L’euro, il bitcoin e la lira, se mai la riesumassimo, hanno una cosa in comune: sono moneta fiduciaria. Cioè circolano perché qualcuno è disposto ad accettarle in cambio di qualcos’altro. Sono “equivalenti universali”, il che vuol dire che la contropartita di una certa somma in valuta può esserci qualsiasi cosa: un bene, un servizio o un’altra valuta. Solo cose come l’onore e l’amore sfuggono (ehm, beninteso entro certi limiti) a questa possibilità di compravendita.
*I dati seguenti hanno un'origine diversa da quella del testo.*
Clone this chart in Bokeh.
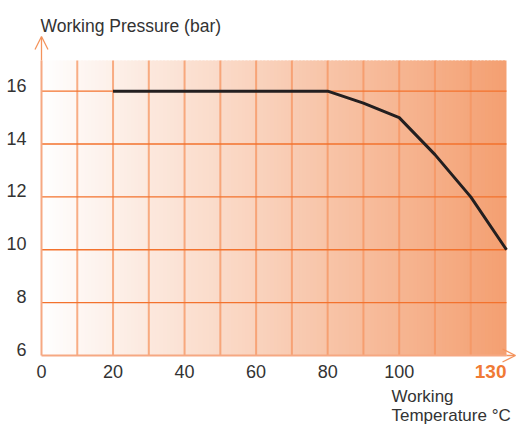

Le somiglianze finiscono qui. Dietro l’euro c’è l’imperio della legge, le politiche fiscali nell’Unione Europea, una Banca centrale, un ruolo riconosciuto ormai da decenni. In caso di bisogno, le autorità possono obbligare ogni residente ad accettare in pagamento la moneta comune. Dietro la lira, fermo restando l’obbligo di legge, ci sarebbe una risorta Banca d’Italia e la politica fiscale dello Stato italiano, dominata, a perdita d’occhio, dalla necessità di abbassare il peso del debito pubblico sul pil. A sorreggere il bitcoin c’è solo un’allucinazione collettiva.
Oggi la maggioranza degli acquirenti di bitcoin li compra solo per rivenderli più cari in futuro. Questo definisce lo stadio finale di una bolla speculativa, il che è un forte indizio che la caduta è ormai vicina. Al contrario l’euro è usato in miliardi di piccole transazioni. Certo, in termini quantitativi anche per l’euro la parte della finanza è ormai molto più grande, ma è così per tutte le maggiori valute e si può sperare che la Bce sia in grado di identificare per tempo le situazioni di rischio e di porvi rimedio. Nel caso del bitcoin, non c’è nessun ente centrale per gestire i problemi.
La lira, dovesse mai tornare, nascerebbe molto più fragile dell’euro e non potrebbe conservare il proprio valore, sia interno che esterno (cioè sia in termini di livello dei prezzi interni che di tassi di cambio). La svalutazione della moneta – impossibile con l’euro – è sì una spinta per gli esportatori, ma è come la caffeina, dà assuefazione e comporta rischi perfino in quantità moderata. L’euro ci consente di avere bassi tassi d’interesse, che favoriscono gli investimenti, un’inflazione modesta, che mette al riparo redditi e risparmi, e una diretta confrontabilità fra i prezzi in differenti Paesi dell’Ue, che stimola la concorrenza. Ci fa risparmiare il 3% del pil che se no andrebbe al sistema finanziario quando si deve passare da una moneta all’altra o quando si compra un’assicurazione contro il rischio cambio. In caso di attacchi speculativi, per rintuzzarli ci sono tutte le risorse delle economie europee.
Una somma di vantaggi tutt’altro che da poco, che i nostalgici dell’indipendenza valutaria non vedono perché sono abituati a goderne e non sanno che cosa vorrebbe dire farne a meno. L’euro, per parafrasare il canto di Adam Mickiewicz, è come la patria o la salute: comprendi il suo valore solo quando non ce l’hai più. Chi vuole rinunciare all’euro sta augurandosi il ritorno un sacco di problemi che abbiamo scordato da tempo. Per non parlare dello shock immediato, che sarebbe paragonabile a quello che attende la Gran Bretagna con la Brexit e che vediamo dispiegarsi mese per mese.